Adeptes du décalage, GN ajoute quand même à la fin une sorte du morceau dansant, qui met fin brutalement au climat lourd et sordide qui a précédé. C’ est comme ça avec eux. Le second degré fait partie du délire.
✎ Maxime Lachaud
Thomas Brinkmann A 1000 KEYS( Editions Mego)
Avec le nouvel album, A 1000 Keys, de Thomas Brinkmann, on est en droit de se poser la question si toute œuvre artistique, se doit d’ être analysée, décortiquée pour en percevoir son essence. De mon coté, la musique est avant tout une question de sensations, des effets qu’ elle peut me procurer à des moments de ma vie. Car si l’ oeuvre de Thomas Brinkmann peut avoir un côté conceptuel, il n’ en reste pas moins qu’ elle véhicule son lot d’ émotions. Avec ce nouvel album, il détourne le piano, instrument le plus souvent associé au terme de virtuosité, pour en proposer une vision minimaliste, mécanique et parfois brutale. Construit autour de loops et de notes frappées, A 1000 Keys ne nous laisse pas de marbre, de par cette manière d’ agencer les notes et de bâtir des morceaux rythmiques aux mélodies squelettiques, dépouillées de toute forme d’ humanité, comme si les machines s’ étaient mises à bugger. Variant les modes de jeu, il en arrive à mettre l’ auditeur presque mal à l’ aise, de par son parti pris extrémiste, déjouant pourtant les pièges qu’ une telle œuvre pourrait susciter, extrayant des mélodies d’ un chaos algorithmique où rien ne semble posé au hasard. Thomas Brinkmann joue à nous bousculer, à nous déstabiliser, à repousser nos limites d’ auditeur, écorchant notre patience à écouter jusqu’ au bout. L’ artiste offre une œuvre presque Dada de par sa dérision sérieuse et sa jubilation expérimentale à ébranler nos certitudes et nos questionnements. A 1000 Keys s’ acharne dans sa radicalité à changer nos modes de percevoir et d’ appréhender les instruments et leurs connotations intrinsèques, multipliant les pistes d’ écoutes, projetant chaque note dans un chaudron en ébullition duquel naît une musique prise entre musique concrète et expérimentalisme jusqu’ au boutiste, pendants stylistiques à La Monte Young versus Steve Reich.
✎ Roland Torres I www. silenceandsound. me
DEAR DEER oh my...( Manic Depression / Swiss Dark Nights)

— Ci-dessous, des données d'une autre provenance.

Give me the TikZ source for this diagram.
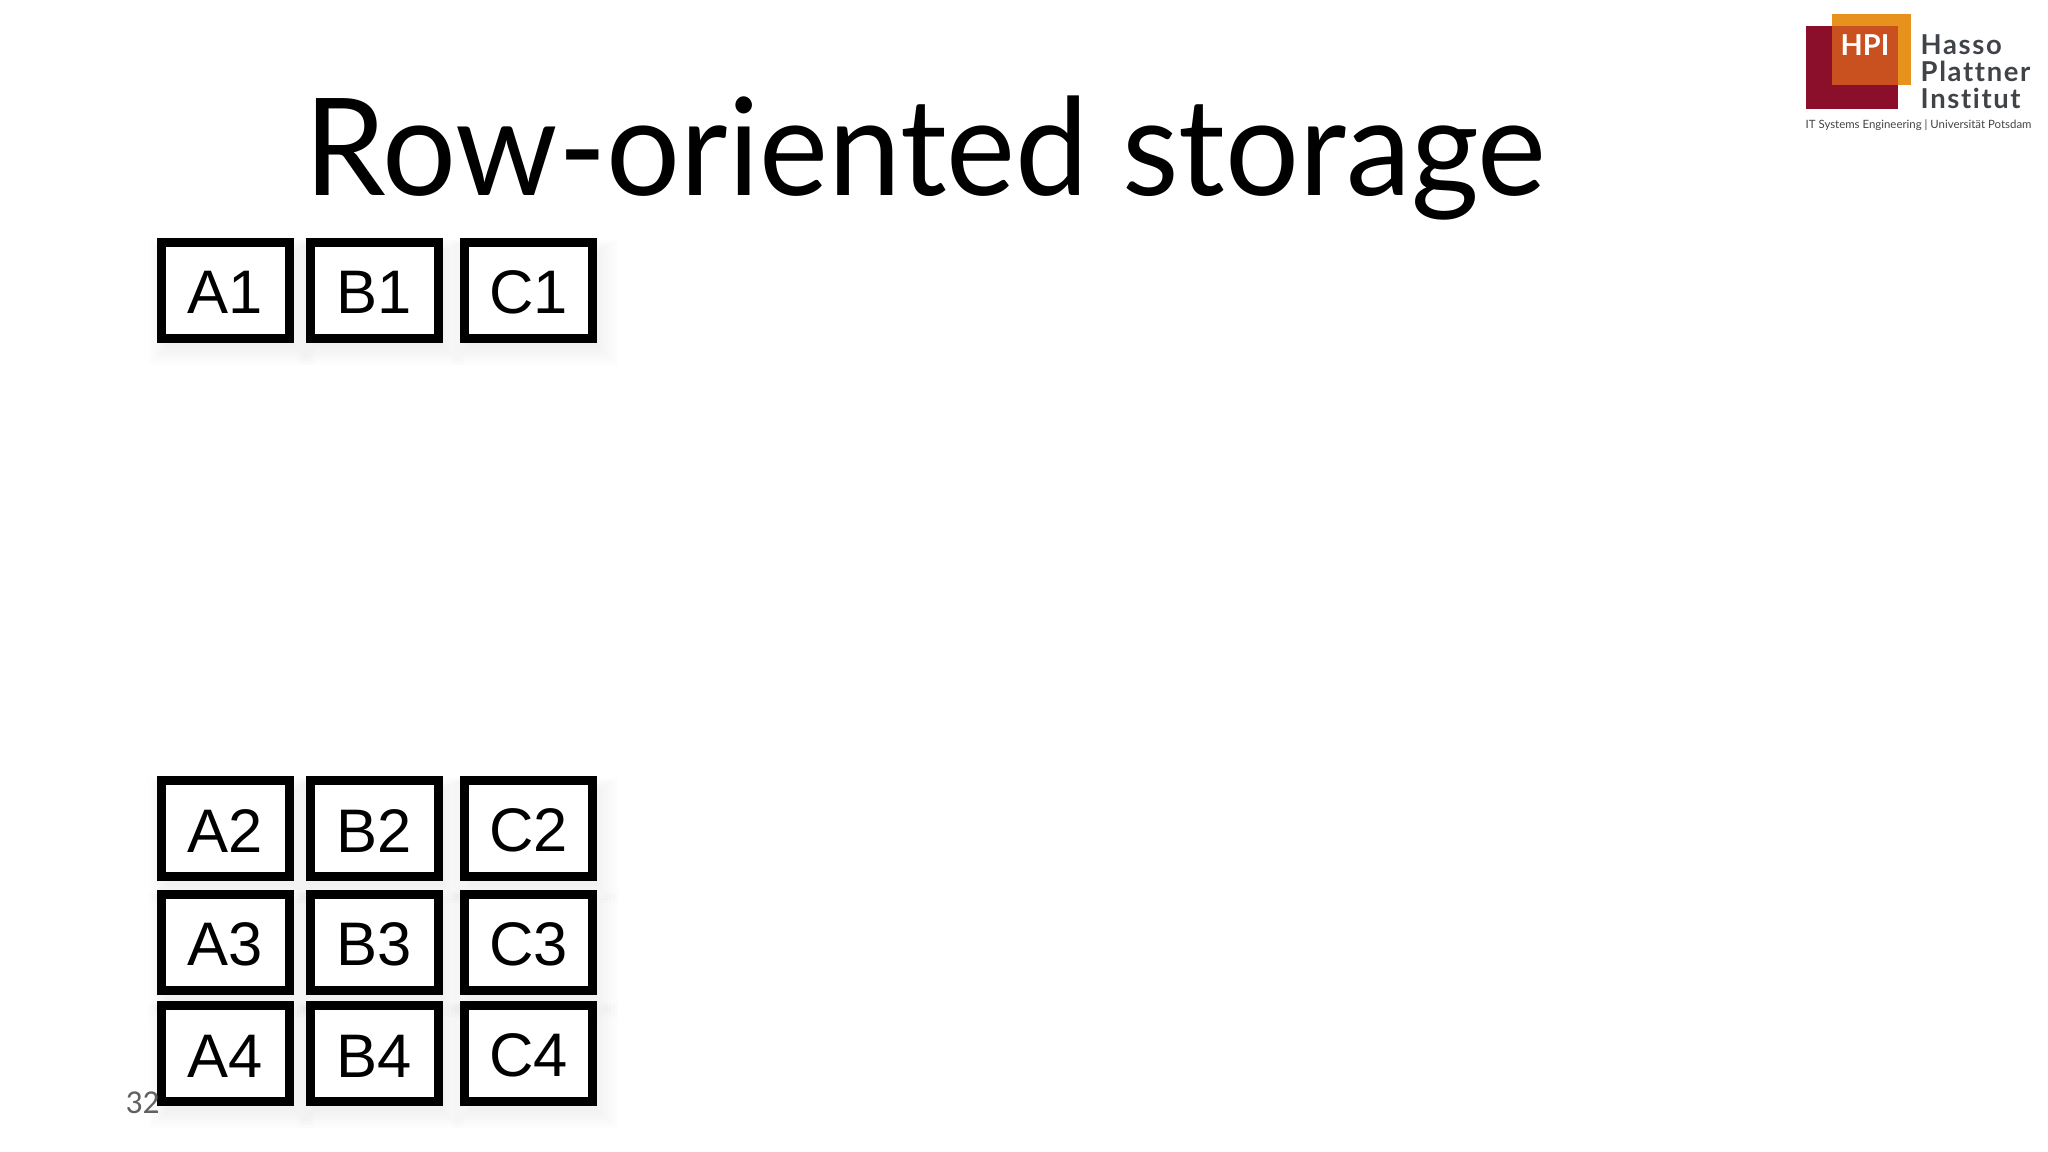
\documentclass[tikz,border=0pt]{standalone}
\usepackage{fontspec}
\setmainfont{Lato}
\newfontfamily\arialfont{Liberation Sans}
\newfontfamily\pagefont{Carlito}
\newfontfamily\logofont[LetterSpace=6,Ligatures={NoCommon,NoRequired}]{Lato Bold}
\usetikzlibrary{shadows}
\definecolor{hpired}{HTML}{8B0F2A}
\definecolor{hpiorange}{HTML}{E8921E}
\definecolor{hpimix}{HTML}{C9511F}
\definecolor{hpigray}{HTML}{404347}
\tikzset{
  softlayer/.style = {general shadow = {shadow xshift = 0.05cm, shadow yshift = -0.09cm, shadow scale = #1, opacity = 0.009, fill = black}},
  cell/.style = {draw, fill = white, line width = 0.09cm, minimum width = 1.28cm,
    minimum height = 0.96cm, text height = 0.465cm, inner sep = 0pt, font = \arialfont\fontsize{17.5}{20}\selectfont,
    softlayer = 1.3, softlayer = 1.25, softlayer = 1.2, softlayer = 1.15, softlayer = 1.1, softlayer = 1.05, softlayer = 1.0},
  logotext/.style = {anchor = base west, inner sep = 0pt, color = hpigray, font = \logofont\fontsize{7.8}{8}\selectfont}
}
\begin{document}
\begin{tikzpicture}
\useasboundingbox (0, 0) rectangle (20.48, 11.52);
\node (title) [anchor = base west, inner sep = 0pt, xscale = 0.965] at (3.04, 9.56) {\fontsize{38.5}{44}\selectfont Row-oriented storage};
% first row
\node (a1) [cell] at (2.255, 8.615) {A1};
\node (b1) [cell] at (3.74, 8.615) {B1};
\node (c1) [cell] at (5.285, 8.615) {C1};
% remaining rows
\node (a2) [cell] at (2.255, 3.23) {A2};
\node (b2) [cell] at (3.74, 3.23) {B2};
\node (c2) [cell] at (5.285, 3.23) {C2};
\node (a3) [cell] at (2.255, 2.09) {A3};
\node (b3) [cell] at (3.74, 2.09) {B3};
\node (c3) [cell] at (5.285, 2.09) {C3};
\node (a4) [cell] at (2.255, 0.98) {A4};
\node (b4) [cell] at (3.74, 0.98) {B4};
\node (c4) [cell] at (5.285, 0.98) {C4};
\node (pagenum) [anchor = base west, inner sep = 0pt, color = black!62] at (1.25, 0.38) {\pagefont\fontsize{9.5}{11}\selectfont 32};
% logo
\fill [hpired] (18.06, 10.43) rectangle (18.98, 11.26);
\fill [hpiorange] (18.32, 10.67) rectangle (19.11, 11.38);
\fill [hpimix] (18.32, 10.67) rectangle (18.98, 11.26);
\node (hpi) [anchor = base west, inner sep = 0pt, color = white] at (18.40, 10.96) {\bfseries\fontsize{8.2}{9}\selectfont HPI};
\node (hasso) [logotext] at (19.20, 10.97) {Hasso};
\node (plattner) [logotext] at (19.20, 10.70) {Plattner};
\node (institut) [logotext] at (19.20, 10.43) {Institut};
\node (claim) [anchor = base west, inner sep = 0pt, color = hpigray] at (18.05, 10.23) {\fontsize{3.25}{4}\selectfont IT Systems Engineering | Universität Potsdam};
\end{tikzpicture}
\end{document}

Leur concert au Klub en septembre 2015, alors que le projet était tout frais, fut une grosse claque et le duo une révélation. Du coup, c’ est avec pas mal d’ impatience que j’ attendais ce premier album de la rencontre entre Federico Iovino( Popoï Sdioh) et Sabatel( Cheshire Cat). Ayant digéré incroyablement bien les influences post-punk, batcave, no wave et industrielles, ils produisent un son urgent, dansant, énergique, qui doit beaucoup aux atmosphères rêches et tendues de Chrome(« TVD ») et aux délires du premier album de Colin Newman- ils reprennent d’ ailleurs « Troisième » sur scène, issu de ce A-Z. Les voix, quant à elles, pourraient s’ apparenter à une rencontre entre Andi Sex Gang et la Lydia Lunch des débuts. Mais attention, leur musique est loin d’ être vieillotte, loin s’ en faut. Les rythmiques électroniques en sont la base, sur lesquelles se greffent guitares, basse, synthés et bruitages, jusqu’ à atteindre une puissance répétitive et tribale. Écoutez plutôt les étourdissants « Statement » et « Dear Deer », la transe n’ est jamais loin. Il y a quelque chose d’ à la fois simple et dense, d’ épuré et de total dans leur musique. L’ album lui-même est riche de sonorités, pouvant intégrer des cuivres issus d’ un lointain folklore européen(« Clinical / Physical »), des chœurs ethniques(« Czekajnanas »), des touches plus pop et minimal synth(« Claudine in Berlin ») alors que les guitares semblent faire le pont entre l’ after-punk islandais de Kukl et le deathrock californien de Mephisto Walz. La relève d’ un rock qui donne la bougeotte viendrait-elle de Lille? Courez les voir en live pour en avoir le cœur net.